I'm uncertain about the status of albus in Japan, according to Brazil (The Birds of Japan, 1991) modestus occurs throughout the year and breeds from southern Japan to northern Honshu and increasingly into Hokkaido but he cites only a few records for albus. However in the Birds of East Asia (2009) albus is said to be the subspecies with the wide distribution with modestus being a summer visitor to southern Japan.

For a long time I was unable to detect any discernible differences between birds I was seeing in Japan and assumed the races must be indistinguishable in the field if both were occurring here. This until I was taking a visiting Australian birder round Lake Biwa one day and he asked about two egrets on a nearby pond. Getting the scope on them, they were both clearly Great White but for the first time I was seeing a very obvious difference between individuals. For the first time I was looking at something which really appeared to be an albus.

Great White Egrets, albus (right) and modestus (left), Lake Sainoko, Shiga January 2012. The albus is obviously larger and heavier with longer tibia and deeper-based bill. This is the first yellow-legged Great White I'd seen here, the legs were yellow to below the knee with tapering extensions down the sides of the tarsi.

Lake Sainoko, January 2012.

Amazingly I found another bird a month later in Sanda, Hyogo (the three shots below). Though alone, it nevertheless gave the impression of being very large and had the same distinctive pattern of yellow on the legs.

A second albus, February 2012.

                                     Below, two shots showing the extent of yellow on the legs.

I noticed this albus when going to see three Siberian White Cranes in Sikoku (March 2014), a local birder told me it had been a good winter for them and that there'd been more than just this one in the area.

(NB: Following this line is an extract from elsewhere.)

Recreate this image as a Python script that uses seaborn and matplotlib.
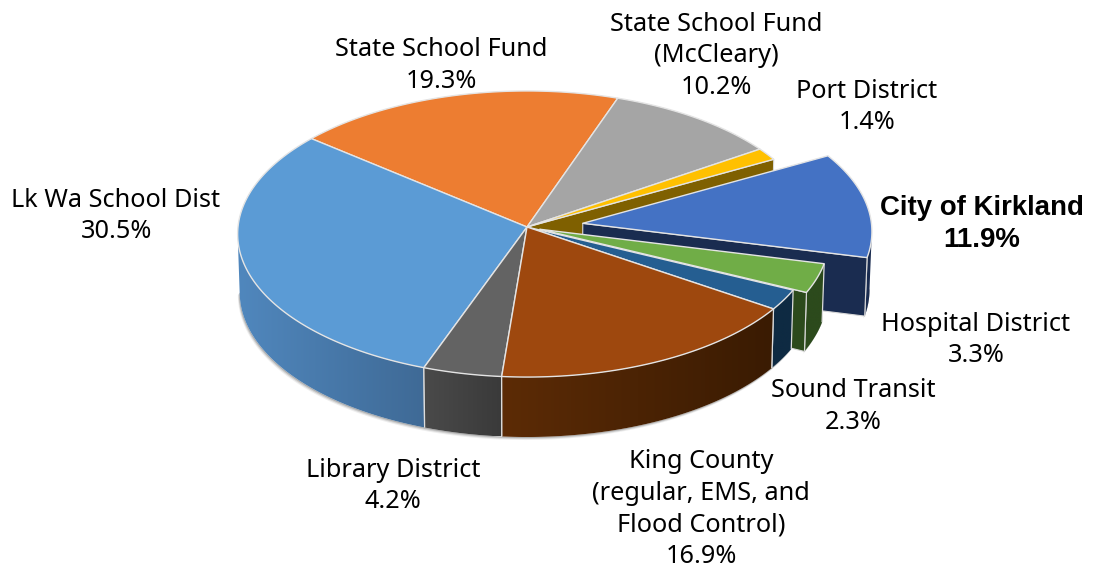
import itertools
import numpy as np
import matplotlib
matplotlib.use("Agg")
import matplotlib.pyplot as plt
from matplotlib.colors import to_rgb
from matplotlib.patches import Polygon
import seaborn as sns

# ---- data (clockwise, starting from the State School Fund / Lk Wa boundary)
labels = ["State School Fund", "State School Fund\n(McCleary)", "Port District",
          "City of Kirkland", "Hospital District", "Sound Transit",
          "King County\n(regular, EMS, and\nFlood Control)", "Library District",
          "Lk Wa School Dist"]
shares = [19.3, 10.2, 1.4, 11.9, 3.3, 2.3, 16.9, 4.2, 30.5]
explode = [0, 0, 0, 0.195, 0.047, 0, 0, 0, 0]
top_colors = ["#ED7D31", "#A5A5A5", "#FFC000", "#4472C4", "#70AD47",
              "#255E91", "#9E480E", "#636363", "#5B9BD5"]
wall_left = ["#8E4B1D", "#636363", "#7F6000", "#1A2C50", "#2C4A1C",
             "#0E2A42", "#5C2B06", "#4A4A4A", "#5087BD"]
wall_right = ["#8E4B1D", "#636363", "#7F6000", "#1A2C50", "#2C4A1C",
              "#0E2A42", "#3A1B02", "#3A3A3A", "#3F6A96"]
label_x = [441, 716, 867, 982, 976, 853, 701, 393, 116]
label_y = [65.5, 56, 107, 224, 340, 406.5, 509, 486, 216]

START_ANGLE = 140.3
CX, CY, RX, RY, K, DEPTH, SHRINK = 527, 227, 289, 142.7, 0.049, 58.5, 0.007
FONT = "Noto Sans"
FONT_SIZE = 18.2

sns.set_theme(style="white")
plt.rcParams["font.family"] = [FONT, "DejaVu Sans"]
palette = sns.color_palette(top_colors)

fig = plt.figure(figsize=(10.93, 5.71), dpi=100)
ax = fig.add_axes([0, 0, 1, 1])
order = itertools.count(1)


def project(u, v, z=0.0):
    d = 1 + K * v + SHRINK * z
    return CX + RX * u / d, CY + (-RY * v + DEPTH * z) / d


sweeps = np.array(shares) * 3.6
ends = START_ANGLE - np.cumsum(sweeps)
starts = ends + sweeps
slices = []
for i in range(len(shares)):
    mid = np.radians((starts[i] + ends[i]) / 2)
    du, dv = explode[i] * np.cos(mid), explode[i] * np.sin(mid)
    t = np.radians(np.linspace(starts[i], ends[i], max(int(sweeps[i]) * 4, 16)))
    slices.append((du, dv, np.cos(t) + du, np.sin(t) + dv))


def draw_top(i):
    du, dv, u, v = slices[i]
    x, y = project(np.r_[du, u], np.r_[dv, v])
    ax.fill(x, y, facecolor=palette[i], edgecolor="#E4E4E4", lw=1.0,
            joinstyle="round", zorder=next(order))


def draw_cut(i):
    # flat wall along the clockwise cut of slice i
    du, dv, u, v = slices[i]
    x0, y0 = project(np.array([du, u[-1]]), np.array([dv, v[-1]]))
    x1, y1 = project(np.array([u[-1], du]), np.array([v[-1], dv]), 1.0)
    ax.fill(np.r_[x0, x1], np.r_[y0, y1], facecolor=wall_left[i], edgecolor="#D8D8D8",
            lw=0.8, zorder=next(order))


def front_part(i):
    du, dv, u, v = slices[i]
    keep = (v - dv) <= -K
    return u[keep], v[keep], keep


def draw_arc(i):
    u, v, keep = front_part(i)
    xt, yt = project(u, v)
    xb, yb = project(u, v, 1.0)
    c0, c1 = np.array(to_rgb(wall_left[i])), np.array(to_rgb(wall_right[i]))
    xs = np.r_[xt, xb[::-1]]
    ys = np.r_[yt, yb[::-1]]
    lo, hi = xs.min(), xs.max()
    grad = np.linspace(c0, c1, 64)[np.newaxis, :, :]
    im = ax.imshow(grad, extent=(lo, hi, ys.max(), ys.min()), aspect="auto",
                   interpolation="bilinear", zorder=next(order))
    im.set_clip_path(Polygon(np.c_[xs, ys], closed=True, transform=ax.transData))
    # light seams only where a wall meets a neighbouring slice
    for j in (0, -1):
        if keep[j]:
            ax.plot([xt[j], xb[j]], [yt[j], yb[j]], color="#DDDDDD", lw=0.9,
                    solid_capstyle="butt", zorder=next(order))


def draw_shadow(i):
    u, v, keep = front_part(i)
    xb, yb = project(u, v, 1.0)
    for off, a in ((3.0, 0.10), (2.0, 0.18), (1.0, 0.28)):
        ax.fill(np.r_[xb - off * 0.6, xb[::-1]], np.r_[yb + off, yb[::-1]],
                color="#555555", alpha=a, lw=0, zorder=next(order))


# shadows underneath every front-facing wall
for i in (3, 4, 5, 6, 7, 8):
    draw_shadow(i)

# back slices
draw_cut(2)
draw_top(0)
draw_top(1)
draw_top(2)

# exploded slices, back to front
draw_arc(3)
draw_cut(3)
draw_top(3)
draw_arc(4)
draw_cut(4)
draw_top(4)

# remaining front slices
for i in (5, 8, 7, 6):
    draw_arc(i)
for i in (5, 8, 7, 6):
    draw_top(i)

# labels
for i, (name, s) in enumerate(zip(labels, shares)):
    bold = name == "City of Kirkland"
    ax.text(label_x[i], label_y[i], f"{name}\n{s:.1f}%", ha="center", va="center",
            fontsize=19.9 if bold else FONT_SIZE, color="black",
            linespacing=1.29 if bold else 1.36,
            family=["Liberation Sans", "DejaVu Sans"] if bold else [FONT, "DejaVu Sans"],
            fontweight="bold" if bold else "normal", zorder=next(order))

ax.set_xlim(0, 1093)
ax.set_ylim(571, 0)
ax.axis("off")
fig.savefig("out.png", dpi=100)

Intermediate Egret is common in summer and very common around Kyoto in spring and autumn, there can be huge numbers (100s) in paddyfields on passage. Some of the biggest concentrations I see are in Mie but they are common throughout the whole of Kansai.

The obvious short gape line and large eye of Intermediate.

Intermediate coming into breeding condition in early April on Yonaguni.

The rather small size, close to Little, domed head and black-tipped yellow bill in spring and autumn can make them easy to identify even at long range across the fields.

Intermediate 14 September, the dark bill tip is beginning to fade.

Intermediate 18 October, a few migrants are still passing through.

Intermediate and Great White modestus side by side for comparison.

Little Egrets are also out on the paddies but are more a bird of riversides or ponds and they're common on the Kamogawa in the centre of Kyoto throughout the year. There is still a city centre breeding colony in a temple garden but others have disappeared. This is a species that can be found in all lowland areas in Kansai.

A great looking breeding bird in early March foot paddling on the Kamogawa in the centre of Kyoto city.

There are invariably birds fishing at the base of the small weirs along the river in the city.

Little seems far more aggressive than the other egrets here but maybe river sites increase competition compared to open paddyfields.

The Kansai egret you won't find anywhere close to the city is Eastern Reef. They're normally on rocky coasts and the best areas are in Wakayama and southern Mie, though they can easily be overlooked unless you're actively looking for them. The shots below are of a bird passing through Hegurajima in October.

The two video-grabs below are of a couple of Chinese Egrets on the Yodo River at Ebie, Osaka city at the beginning of July 2005. Definitely a species that can't be expected on a visit to Kansai!